Time-Dependent obscuration of a tidal disruption event candidate in the active galactic nucleus CSS100217

TL;DR

The authors develop a time-dependent obscuration model for TDEs in AGNs, describing the observed flux as $F_\lambda^{obs}(t)=F_\lambda(t)\,b_\lambda(t)$ with $b_\lambda(t)=10^{-0.4k(\lambda)E(B-V)(t)}$ and a Weibull extinction law $E(B-V)(t)=A\cdot\left(\frac{a}{s}\right)\left(\frac{t-t_0}{s}\right)^{a-1}\exp\left[-\left(\frac{t-t_0}{s}\right)^a\right]$. Applying this to CSS100217, fitted via MOSFIT/MCMC, yields $M_{\rm BH}\approx 3.3\times10^7\,M_\odot$, $M_*\approx 4.6\,M_\odot$, total energy $7.23\times10^{53}$ erg, and debris accreted $\sim1.38\,M_\odot$. The pre-flare luminosity is AGN-dominated, and the post-flare dimming arises from line-of-sight obscuration by unbound debris or moving nuclear clouds, peaking near $\sim$1000 days and predicted to recover to pre-flare levels after several thousand days.

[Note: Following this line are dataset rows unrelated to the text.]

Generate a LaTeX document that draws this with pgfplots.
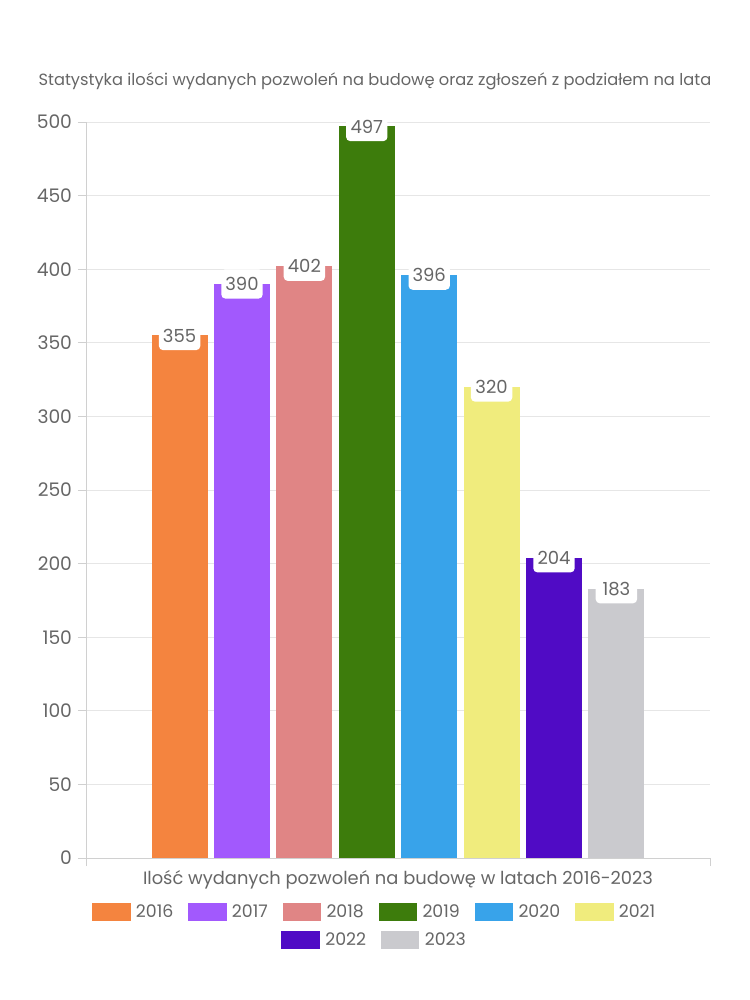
\documentclass[border=0pt]{standalone}
\usepackage{pgfplots}
\pgfplotsset{compat=1.18}
\usepackage{fontspec}
\setmainfont{Poppins}

\definecolor{c16}{HTML}{F4843F}
\definecolor{c17}{HTML}{A259FD}
\definecolor{c18}{HTML}{E08585}
\definecolor{c19}{HTML}{3D7C0C}
\definecolor{c20}{HTML}{38A3EA}
\definecolor{c21}{HTML}{F0EC7D}
\definecolor{c22}{HTML}{500BC5}
\definecolor{c23}{HTML}{CACACE}
\definecolor{txt}{HTML}{666666}
\definecolor{gridc}{HTML}{E6E6E6}
\definecolor{axc}{HTML}{D0D0D0}

\pgfplotsset{
  base/.style={
    scale only axis, width=468pt, height=552pt,
    at={(64.5pt,106.5pt)}, anchor=south west,
    xmin=-0.5, xmax=9.5, ymin=0, ymax=500,
  },
  swatch/.style={legend image code/.code={\fill[##1] (0pt,-7pt) rectangle (29pt,7pt);}},
  leg/.style={legend style={draw=none, fill=none, anchor=center, font=\fontsize{13}{15}\selectfont,
    text=txt, /tikz/every even column/.append style={column sep=9pt},
    /tikz/every odd column/.append style={column sep=2pt}}, legend cell align=left},
}

\begin{document}
\begin{tikzpicture}
\useasboundingbox (0,0) rectangle (562.5pt,750pt);
\begin{axis}[base, swatch, leg,
  legend columns=6, legend style={at={(0.463,-0.0734)}},
  axis x line*=bottom, axis y line*=left,
  axis line style={axc, -}, tick style={axc, line width=0.6pt}, tick align=outside,
  major tick length=6pt,
  xtick={-0.5,9.5}, xticklabels={},
  ytick={0,50,...,500},
  ymajorgrids, grid style={gridc, line width=0.6pt},
  /pgf/number format/assume math mode=true,
  tick label style={font=\fontsize{14}{16}\selectfont, text=txt},
  yticklabel style={xshift=-1pt},
  title={Statystyka ilości wydanych pozwoleń na budowę oraz zgłoszeń z podziałem na lata},
  title style={at={(0.463,1.044)}, anchor=center, font=\fontsize{12.2}{14}\selectfont, text=txt},
  xlabel={Ilość wydanych pozwoleń na budowę w latach 2016-2023},
  xlabel style={at={(0.5,-0.030)}, anchor=center, font=\fontsize{13.4}{15}\selectfont, text=txt},
  every axis plot/.append style={ybar, bar width=0.9, bar shift=0pt, draw=none},
  nodes near coords,
  every node near coord/.append style={anchor=center, fill=white, rounded corners=3pt,
    minimum width=31pt, minimum height=22pt, inner sep=1pt, text=txt,
    font=\fontsize{13.5}{15}\selectfont},
]
\addplot[fill=c16] coordinates {(1,355)};
\addlegendentry{2016}
\addplot[fill=c17] coordinates {(2,390)};
\addlegendentry{2017}
\addplot[fill=c18] coordinates {(3,402)};
\addlegendentry{2018}
\addplot[fill=c19] coordinates {(4,497)};
\addlegendentry{2019}
\addplot[fill=c20] coordinates {(5,396)};
\addlegendentry{2020}
\addplot[fill=c21] coordinates {(6,320)};
\addlegendentry{2021}
\addplot[fill=c22, forget plot] coordinates {(7,204)};
\addplot[fill=c23, forget plot] coordinates {(8,183)};
\end{axis}
\begin{axis}[base, swatch, leg, hide axis,
  legend columns=2, legend style={at={(0.463,-0.1114)}}]
\addlegendimage{fill=c22, draw=none}
\addlegendentry{2022}
\addlegendimage{fill=c23, draw=none}
\addlegendentry{2023}
\end{axis}
\end{tikzpicture}
\end{document}
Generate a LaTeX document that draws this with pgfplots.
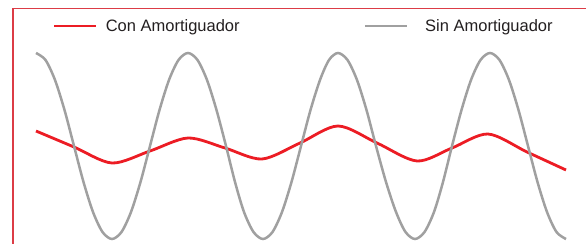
\documentclass[border=0pt]{standalone}
\usepackage{fontspec}
\setmainfont{Liberation Sans}
\usepackage{pgfplots}
\pgfplotsset{compat=1.18}
\definecolor{cred}{RGB}{236,28,36}
\definecolor{cgray}{RGB}{160,160,160}
\definecolor{cframe}{RGB}{220,60,70}
\definecolor{ctext}{RGB}{35,31,32}
\begin{document}
\begin{tikzpicture}
\path[use as bounding box] (0,0) rectangle (586bp,244bp);
\begin{axis}[
  at={(0,0)}, anchor=south west,
  scale only axis, width=586bp, height=244bp,
  xmin=0, xmax=586, ymin=0, ymax=244, y dir=reverse,
  hide axis, clip=false,
  legend columns=2,
  legend image code/.code={\draw[#1] (0bp,0bp) -- (42bp,0bp);},
  legend style={at={(axis cs:53,26)}, anchor=west, draw=none, fill=none,
    inner sep=0pt, outer sep=0pt,
    font=\fontsize{16.5bp}{20bp}\selectfont\color{ctext},
    nodes={inner sep=0pt},
    /tikz/every odd column/.style={column sep=8bp},
    /tikz/every even column/.style={column sep=124bp}},
]
\draw[cframe, line width=1.3bp] (axis cs:13,8.5) -- (axis cs:586,8.5);
\draw[cframe, line width=1.3bp] (axis cs:13,8.5) -- (axis cs:13,244);
\addplot[cred, line width=2.8bp, smooth] coordinates {
(36,131) (74,147) (112,163) (150,151) (188,138) (225,148) (262,159)
(300,143) (338,126) (377,143) (417,161) (452,148) (488,134) (527,152) (566,170)};
\addlegendentry{Con Amortiguador}
\addplot[cgray, line width=2.5bp, smooth] coordinates {
(36,53) (45.5,60) (55,80) (64.5,110) (74,146) (83.5,182) (93,212) (102.5,232)
(112,239) (121.5,232) (131,212) (140.5,182) (150,146) (159.5,110) (169,80) (178.5,60)
(188,53) (197.5,60) (207,80) (216.5,110) (226,146) (235,182) (244,212) (253.5,232)
(263,239) (272.5,232) (282,212) (291.5,182) (301,146) (310.5,110) (320,80) (329,60)
(338,53) (347.5,60) (357,80) (366.5,110) (376,146) (386,182) (396,212) (405.5,232)
(415,239) (424.5,232) (434,212) (443,182) (452,146) (461.5,110) (471,80) (480.5,60)
(490,53) (499.5,60) (509,80) (518.5,110) (528,146) (537.5,182) (547,212) (556.5,232)
(566,239)};
\addlegendentry{\hspace{9bp}Sin Amortiguador}
\end{axis}
\end{tikzpicture}
\end{document}
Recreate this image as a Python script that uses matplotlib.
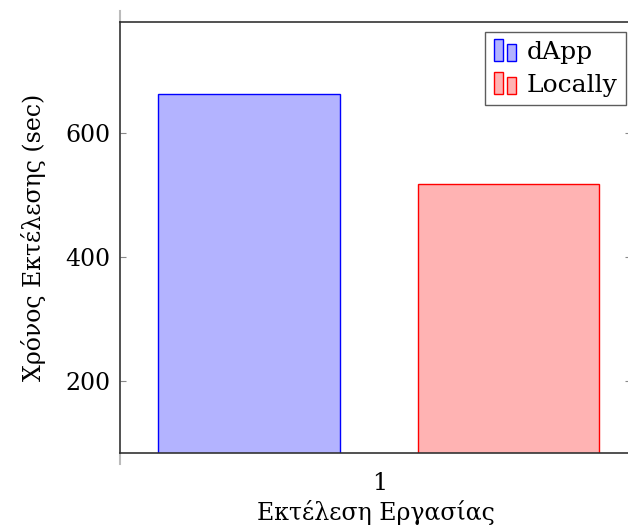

This obscured-TDE framework offers a viable explanation for CSS100217 and suggests obscuration could be a common factor in other TDE-like AGN variability.

Abstract

CSS100217 is considered a peculiar tidal disruption event (TDE) candidate occurring in an active galactic nucleus (AGN). Unlike typical TDEs, where the post-flare luminosity is equal to that pre-flare, CSS100217 decayed to $\sim$ 0.4 magnitudes fainter than its pre-flare V band level. In this manuscript, we propose an obscured TDE model to explain the light curve of CSS100217. Assuming that the time-dependent obscuration, caused by the TDE unbound stellar debris, or by nuclear clouds moving around the supermassive black hole (SMBH), follows a Weibull distribution, we find that the light curve of CSS100217 can be described by the tidal disruption of a $4.6_{-0.9}^{+0.9}{\rm M_\odot}$ main-sequence star by a $3.3_{-0.3}^{+0.3}\times10^7{\rm M_\odot}$ black hole. The total energy of the event derived from our fit is $7.23\times10^{53}$ ergs and about 1.38 ${\rm M_\odot}$ of debris mass is accreted by the central SMBH. The model indicates that the contribution of the host galaxy to the observed pre-flare optical luminosity is not-significant compared to that of the AGN, which is consistent with the results of the spectral analysis. These results suggest that obscuration may play an important role in explaining the unusual TDE-like variability observed in CSS100217.

Figures (5)

• Figure 1: Top: Raw single-exposure CSS V-band data are plotted in pink. The binned data are plotted in blue and grouped in sets of 15 consecutive points. The best description by the obscured TDE model is shown as a solid pink line, with the corresponding confidence bands (shaded pink area) determined by uncertainties of the model parameters. For comparison, the solid green line displays the intrinsic TDE light curve recovered by removing the obscured component, while the dashed purple line shows the conventional theoretical TDE model prediction assuming no obscuration. The dashed black line and the gray band show the mean and standard deviation of the pre‑flare magnitudes, respectively, while the dash-dotted gray shows the post‑flare mean magnitude,$\sim$ 0.35 mag fainter (red arrow). Bottom: Time evolution of the color excess E(B–V) determined by the best-fit parameters of the obscured TDE model.
• Figure A.1: Posterior distributions of the TDE with obscured model parameters derived from the MCMC technique. In each panel, the three circles from outer to inner represent $3\sigma$, $2\sigma$, and $1\sigma$ confidence levels and the blue dot in the center of each contour marks the position of the best-fit parameter.
• Figure B.1: Left: Rest frame spectrum of CSS100217. Right: Spectrum in the range 3900$\sim$4100 Å. In both panels, the dark green components indicate the spectrum. In the right panel, the vertical blue lines mark the center wavelengths of Ca ii H & K absorption lines.
• Figure C.1: Same as Fig. \ref{['lc']} but showing follow-up observations from other projects, as indicated in the legend at the top right. All data points are shown after 15-day binning. The dashed line and corresponding shaded region of the same color indicate the mean value and standard deviations of the light curve. For clarity, the ATLAS data points, as well as the corresponding mean and standard deviation, have been offset by $-1$ mag.
• Figure D.1: Time evolution of the photospheric radius of the TDE and the radius of the unbound stellar debris.